** START Raw data **
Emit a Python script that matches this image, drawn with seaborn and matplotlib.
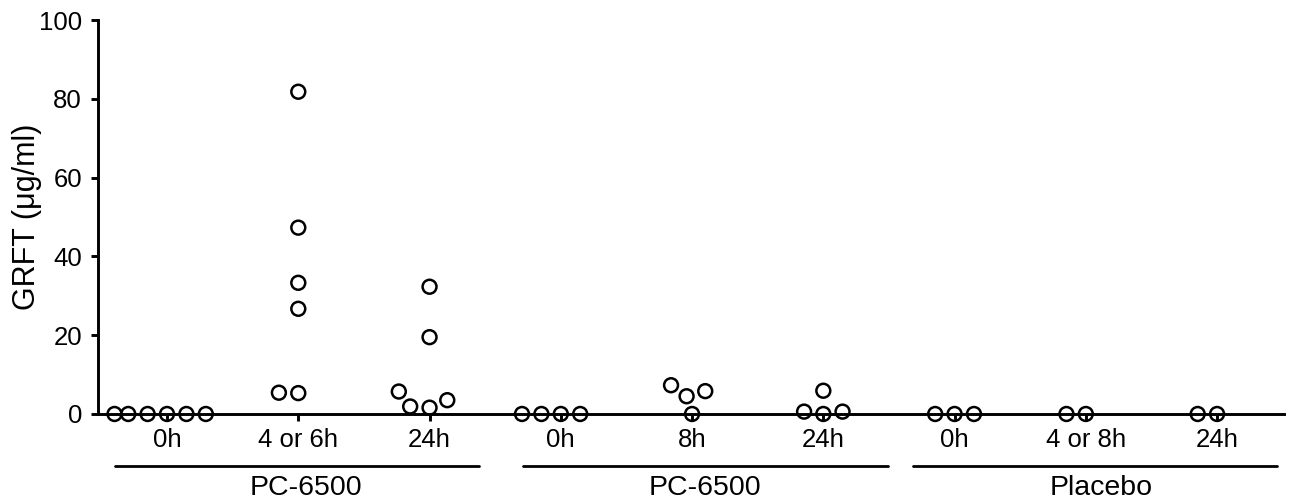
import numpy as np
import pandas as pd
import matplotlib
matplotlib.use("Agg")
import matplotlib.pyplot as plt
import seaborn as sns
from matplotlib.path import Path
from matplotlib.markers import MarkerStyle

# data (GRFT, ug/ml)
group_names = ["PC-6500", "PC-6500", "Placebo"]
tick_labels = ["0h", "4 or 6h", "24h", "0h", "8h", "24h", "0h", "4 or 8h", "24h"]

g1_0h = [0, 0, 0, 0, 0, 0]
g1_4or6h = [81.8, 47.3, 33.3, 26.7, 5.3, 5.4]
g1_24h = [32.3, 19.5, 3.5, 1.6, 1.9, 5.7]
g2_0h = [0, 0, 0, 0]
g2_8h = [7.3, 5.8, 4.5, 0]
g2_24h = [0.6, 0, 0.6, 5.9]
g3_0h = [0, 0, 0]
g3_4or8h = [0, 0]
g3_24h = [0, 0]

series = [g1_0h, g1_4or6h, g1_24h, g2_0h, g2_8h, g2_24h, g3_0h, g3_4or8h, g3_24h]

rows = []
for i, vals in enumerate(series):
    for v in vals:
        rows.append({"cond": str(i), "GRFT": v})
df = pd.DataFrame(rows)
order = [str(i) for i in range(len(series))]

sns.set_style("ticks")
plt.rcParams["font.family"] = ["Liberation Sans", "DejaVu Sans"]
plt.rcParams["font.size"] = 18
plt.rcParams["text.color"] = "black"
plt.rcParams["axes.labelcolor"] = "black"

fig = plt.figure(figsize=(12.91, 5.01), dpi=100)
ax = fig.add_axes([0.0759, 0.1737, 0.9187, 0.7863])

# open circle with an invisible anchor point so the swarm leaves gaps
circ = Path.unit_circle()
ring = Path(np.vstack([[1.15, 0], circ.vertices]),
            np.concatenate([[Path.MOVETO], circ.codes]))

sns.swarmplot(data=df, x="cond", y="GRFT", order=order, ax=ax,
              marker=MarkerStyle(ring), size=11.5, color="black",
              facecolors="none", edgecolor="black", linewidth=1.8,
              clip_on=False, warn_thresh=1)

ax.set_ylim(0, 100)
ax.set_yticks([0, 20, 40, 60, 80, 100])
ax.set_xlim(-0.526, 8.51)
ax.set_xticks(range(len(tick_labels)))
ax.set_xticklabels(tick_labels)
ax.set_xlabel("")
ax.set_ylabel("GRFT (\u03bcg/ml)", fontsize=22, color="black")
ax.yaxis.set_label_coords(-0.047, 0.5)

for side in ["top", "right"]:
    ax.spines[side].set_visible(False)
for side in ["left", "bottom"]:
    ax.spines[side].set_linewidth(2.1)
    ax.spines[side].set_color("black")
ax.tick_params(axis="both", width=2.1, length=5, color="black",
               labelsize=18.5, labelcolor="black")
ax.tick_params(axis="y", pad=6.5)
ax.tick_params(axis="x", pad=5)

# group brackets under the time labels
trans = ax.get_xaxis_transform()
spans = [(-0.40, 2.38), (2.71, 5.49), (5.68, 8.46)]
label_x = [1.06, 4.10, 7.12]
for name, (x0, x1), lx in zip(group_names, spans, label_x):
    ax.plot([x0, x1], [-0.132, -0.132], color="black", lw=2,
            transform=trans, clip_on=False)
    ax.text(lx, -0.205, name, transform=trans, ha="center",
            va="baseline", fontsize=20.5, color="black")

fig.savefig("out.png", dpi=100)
** END Raw data **
= Requirements =
Repeat the data exactly, dropping every picture it holds.

= The response =
Emit a Python script that matches this image, drawn with seaborn and matplotlib.
import numpy as np
import pandas as pd
import matplotlib
matplotlib.use("Agg")
import matplotlib.pyplot as plt
import seaborn as sns
from matplotlib.path import Path
from matplotlib.markers import MarkerStyle

# data (GRFT, ug/ml)
group_names = ["PC-6500", "PC-6500", "Placebo"]
tick_labels = ["0h", "4 or 6h", "24h", "0h", "8h", "24h", "0h", "4 or 8h", "24h"]

g1_0h = [0, 0, 0, 0, 0, 0]
g1_4or6h = [81.8, 47.3, 33.3, 26.7, 5.3, 5.4]
g1_24h = [32.3, 19.5, 3.5, 1.6, 1.9, 5.7]
g2_0h = [0, 0, 0, 0]
g2_8h = [7.3, 5.8, 4.5, 0]
g2_24h = [0.6, 0, 0.6, 5.9]
g3_0h = [0, 0, 0]
g3_4or8h = [0, 0]
g3_24h = [0, 0]

series = [g1_0h, g1_4or6h, g1_24h, g2_0h, g2_8h, g2_24h, g3_0h, g3_4or8h, g3_24h]

rows = []
for i, vals in enumerate(series):
    for v in vals:
        rows.append({"cond": str(i), "GRFT": v})
df = pd.DataFrame(rows)
order = [str(i) for i in range(len(series))]

sns.set_style("ticks")
plt.rcParams["font.family"] = ["Liberation Sans", "DejaVu Sans"]
plt.rcParams["font.size"] = 18
plt.rcParams["text.color"] = "black"
plt.rcParams["axes.labelcolor"] = "black"

fig = plt.figure(figsize=(12.91, 5.01), dpi=100)
ax = fig.add_axes([0.0759, 0.1737, 0.9187, 0.7863])

# open circle with an invisible anchor point so the swarm leaves gaps
circ = Path.unit_circle()
ring = Path(np.vstack([[1.15, 0], circ.vertices]),
            np.concatenate([[Path.MOVETO], circ.codes]))

sns.swarmplot(data=df, x="cond", y="GRFT", order=order, ax=ax,
              marker=MarkerStyle(ring), size=11.5, color="black",
              facecolors="none", edgecolor="black", linewidth=1.8,
              clip_on=False, warn_thresh=1)

ax.set_ylim(0, 100)
ax.set_yticks([0, 20, 40, 60, 80, 100])
ax.set_xlim(-0.526, 8.51)
ax.set_xticks(range(len(tick_labels)))
ax.set_xticklabels(tick_labels)
ax.set_xlabel("")
ax.set_ylabel("GRFT (\u03bcg/ml)", fontsize=22, color="black")
ax.yaxis.set_label_coords(-0.047, 0.5)

for side in ["top", "right"]:
    ax.spines[side].set_visible(False)
for side in ["left", "bottom"]:
    ax.spines[side].set_linewidth(2.1)
    ax.spines[side].set_color("black")
ax.tick_params(axis="both", width=2.1, length=5, color="black",
               labelsize=18.5, labelcolor="black")
ax.tick_params(axis="y", pad=6.5)
ax.tick_params(axis="x", pad=5)

# group brackets under the time labels
trans = ax.get_xaxis_transform()
spans = [(-0.40, 2.38), (2.71, 5.49), (5.68, 8.46)]
label_x = [1.06, 4.10, 7.12]
for name, (x0, x1), lx in zip(group_names, spans, label_x):
    ax.plot([x0, x1], [-0.132, -0.132], color="black", lw=2,
            transform=trans, clip_on=False)
    ax.text(lx, -0.205, name, transform=trans, ha="center",
            va="baseline", fontsize=20.5, color="black")

fig.savefig("out.png", dpi=100)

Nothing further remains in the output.